(Instructions to follow):
Extract exactly those lines that lie between the start of the material and the line with "height=103pt] (tune) at", including both boundary lines and no others.
◇ ◇ ◇ ◇ ◇ ◇ ◇
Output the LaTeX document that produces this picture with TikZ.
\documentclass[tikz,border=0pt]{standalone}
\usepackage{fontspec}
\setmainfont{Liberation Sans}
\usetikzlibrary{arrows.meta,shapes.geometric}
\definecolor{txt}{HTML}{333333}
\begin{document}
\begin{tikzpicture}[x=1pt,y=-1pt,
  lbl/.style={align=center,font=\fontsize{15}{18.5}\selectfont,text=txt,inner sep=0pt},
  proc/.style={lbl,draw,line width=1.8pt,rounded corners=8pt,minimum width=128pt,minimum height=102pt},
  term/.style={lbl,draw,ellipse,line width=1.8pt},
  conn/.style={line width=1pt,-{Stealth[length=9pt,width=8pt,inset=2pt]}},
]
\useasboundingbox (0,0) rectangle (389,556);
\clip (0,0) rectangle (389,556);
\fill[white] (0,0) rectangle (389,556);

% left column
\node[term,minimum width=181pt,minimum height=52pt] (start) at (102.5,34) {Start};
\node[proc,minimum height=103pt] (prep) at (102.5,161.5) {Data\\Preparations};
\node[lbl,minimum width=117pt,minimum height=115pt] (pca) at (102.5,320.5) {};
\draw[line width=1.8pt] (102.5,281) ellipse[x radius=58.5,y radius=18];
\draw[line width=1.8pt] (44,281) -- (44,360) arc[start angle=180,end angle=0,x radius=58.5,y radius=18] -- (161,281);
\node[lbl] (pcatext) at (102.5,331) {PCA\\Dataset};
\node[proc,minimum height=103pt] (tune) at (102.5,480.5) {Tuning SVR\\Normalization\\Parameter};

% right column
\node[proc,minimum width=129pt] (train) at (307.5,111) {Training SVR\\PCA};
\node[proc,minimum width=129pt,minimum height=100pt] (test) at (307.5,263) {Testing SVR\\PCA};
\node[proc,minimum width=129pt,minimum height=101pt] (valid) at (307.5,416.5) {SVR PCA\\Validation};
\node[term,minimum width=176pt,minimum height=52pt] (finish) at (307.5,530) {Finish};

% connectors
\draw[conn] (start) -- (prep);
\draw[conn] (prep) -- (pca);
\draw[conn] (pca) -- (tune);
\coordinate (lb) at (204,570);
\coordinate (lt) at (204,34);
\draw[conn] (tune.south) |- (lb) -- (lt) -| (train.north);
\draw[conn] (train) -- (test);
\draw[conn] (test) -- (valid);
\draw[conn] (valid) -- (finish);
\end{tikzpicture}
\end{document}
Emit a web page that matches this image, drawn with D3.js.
◇ ◇ ◇ ◇ ◇ ◇ ◇
(Reply to the exercise):
Output the LaTeX document that produces this picture with TikZ.
\documentclass[tikz,border=0pt]{standalone}
\usepackage{fontspec}
\setmainfont{Liberation Sans}
\usetikzlibrary{arrows.meta,shapes.geometric}
\definecolor{txt}{HTML}{333333}
\begin{document}
\begin{tikzpicture}[x=1pt,y=-1pt,
  lbl/.style={align=center,font=\fontsize{15}{18.5}\selectfont,text=txt,inner sep=0pt},
  proc/.style={lbl,draw,line width=1.8pt,rounded corners=8pt,minimum width=128pt,minimum height=102pt},
  term/.style={lbl,draw,ellipse,line width=1.8pt},
  conn/.style={line width=1pt,-{Stealth[length=9pt,width=8pt,inset=2pt]}},
]
\useasboundingbox (0,0) rectangle (389,556);
\clip (0,0) rectangle (389,556);
\fill[white] (0,0) rectangle (389,556);

% left column
\node[term,minimum width=181pt,minimum height=52pt] (start) at (102.5,34) {Start};
\node[proc,minimum height=103pt] (prep) at (102.5,161.5) {Data\\Preparations};
\node[lbl,minimum width=117pt,minimum height=115pt] (pca) at (102.5,320.5) {};
\draw[line width=1.8pt] (102.5,281) ellipse[x radius=58.5,y radius=18];
\draw[line width=1.8pt] (44,281) -- (44,360) arc[start angle=180,end angle=0,x radius=58.5,y radius=18] -- (161,281);
\node[lbl] (pcatext) at (102.5,331) {PCA\\Dataset};
\node[proc,minimum height=103pt] (tune) at (102.5,480.5) {Tuning SVR\\Normalization\\Parameter};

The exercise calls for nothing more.